Some fund managers choose to set a very low ceiling on possible fossil holdings which can be less than 5%. This can be a bit like food labelling; there is nothing in the ingredients but there is still caution about a remote chance that a trace of the allergen could be present. For fund management this can be related to supply chain and in the case of manufacturers, their product components and product use for example.
How hopeful are you that progress will be made? The UN Climate Change website ran an article in July which said that “A strong outcome at COP28 Is Crucial for Climate Action and the Sustainable Development Goals (SDGs).” TBE’s process is rooted in aligning to the SDGs to achieve maximum impact. So, I’m hopeful.
1. Fossil free
The Big Exchange (TBE) uses a rigorous process, a range of information and proprietary research to determine whether a fund is fossil free.
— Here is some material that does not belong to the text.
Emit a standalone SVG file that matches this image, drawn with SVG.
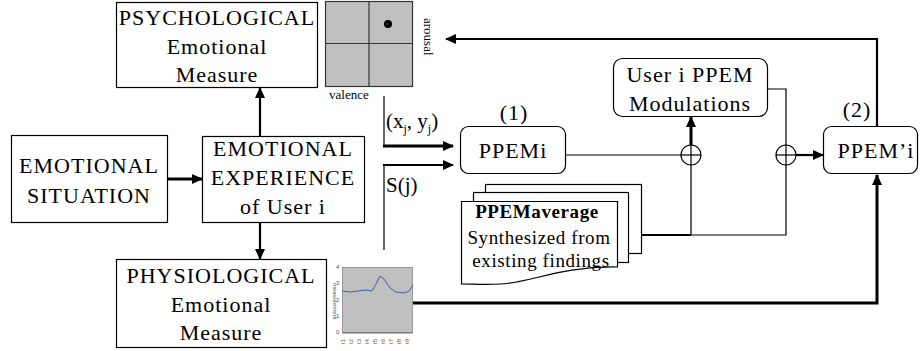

Our first check screens using a third-party independent assessment (which all funds on the platform must have) to identify whether there are any fossil holdings. Secondly, all fund managers have to complete a questionnaire describing in detail their policy and providing a full list of their holdings (not just the top 10) on a range of controversies including fossil. Thirdly, our staff review the portfolio holdings before onboarding and at least annually. All information is correct as at the time of the last assessment.
Please remember that when investing, making money is not guaranteed and your capital is at risk. The value of your fund can go down as well as up. Tax treatment depends on an individual’s circumstances and may be subject to change.